### What you will do
Copy exactly the lines that run from the top of the listing to the line containing "ax.bar(x + w", both ends included, and omit the pictures.

### Data excerpt
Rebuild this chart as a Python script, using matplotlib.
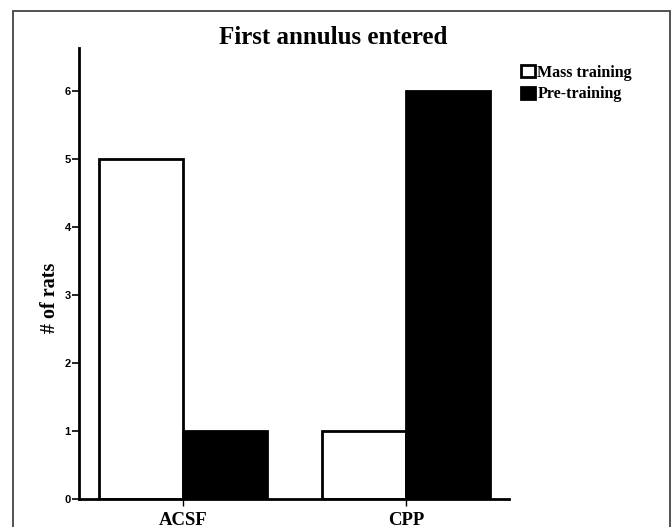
import numpy as np
import matplotlib.pyplot as plt
from matplotlib.patches import Patch, Rectangle

groups = ['ACSF', 'CPP']
series = ['Mass training', 'Pre-training']
mass_training = [5, 1]
pre_training = [1, 6]
yticks = [0, 1, 2, 3, 4, 5, 6]

serif = ['Liberation Serif', 'DejaVu Serif']
sans = ['Liberation Sans', 'DejaVu Sans']

fig = plt.figure(figsize=(6.72, 5.27), dpi=100)
ax = fig.add_axes([0.1176, 0.0531, 0.64, 0.8558])

x = np.arange(len(groups))
w = 0.375
ax.bar(x - w / 2, mass_training, w, color='white', edgecolor='black', linewidth=2)
ax.bar(x + w / 2, pre_training, w, color='black', edgecolor='black', linewidth=2)

ax.set_xlim(-0.466, 1.462)
ax.set_ylim(0, 6.64)
ax.set_xticks(x)
ax.set_xticklabels(groups, fontsize=13.5, fontweight='bold', family=serif)
ax.set_yticks(yticks)
ax.set_yticklabels([str(t) for t in yticks], fontsize=8, fontweight='bold', family=sans)
ax.tick_params(axis='y', length=5, width=1.2, pad=1)
ax.tick_params(axis='x', length=5, width=1.0, pad=4)
ax.set_ylabel('# of rats', fontsize=14.5, fontweight='bold', family=serif)
ax.yaxis.set_label_coords(-0.045, 0.447)

for s in ['top', 'right']:
    ax.spines[s].set_visible(False)
ax.spines['left'].set_linewidth(2)
ax.spines['bottom'].set_linewidth(2)

fig.text(0.496, 0.916, 'First annulus entered', ha='center', va='baseline',
         fontsize=18, fontweight='bold', family=serif)

handles = [Patch(facecolor='white', edgecolor='black', linewidth=2),
           Patch(facecolor='black', edgecolor='black', linewidth=2)]
fig.legend(handles, series, loc='upper left', bbox_to_anchor=(0.776, 0.877),
           frameon=False, borderpad=0, borderaxespad=0, handlelength=0.85,
           handleheight=0.8, handletextpad=0.15, labelspacing=0.35,
           prop={'family': serif, 'weight': 'bold', 'size': 11.5})

fig.patches.append(Rectangle((0.019, -0.02), 0.978, 1.0, transform=fig.transFigure,
                             fill=False, edgecolor='#444444', linewidth=1.3))

fig.savefig('out.png', dpi=100)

### Result of the exercise
Rebuild this chart as a Python script, using matplotlib.
import numpy as np
import matplotlib.pyplot as plt
from matplotlib.patches import Patch, Rectangle

groups = ['ACSF', 'CPP']
series = ['Mass training', 'Pre-training']
mass_training = [5, 1]
pre_training = [1, 6]
yticks = [0, 1, 2, 3, 4, 5, 6]

serif = ['Liberation Serif', 'DejaVu Serif']
sans = ['Liberation Sans', 'DejaVu Sans']

fig = plt.figure(figsize=(6.72, 5.27), dpi=100)
ax = fig.add_axes([0.1176, 0.0531, 0.64, 0.8558])

x = np.arange(len(groups))
w = 0.375
ax.bar(x - w / 2, mass_training, w, color='white', edgecolor='black', linewidth=2)
ax.bar(x + w / 2, pre_training, w, color='black', edgecolor='black', linewidth=2)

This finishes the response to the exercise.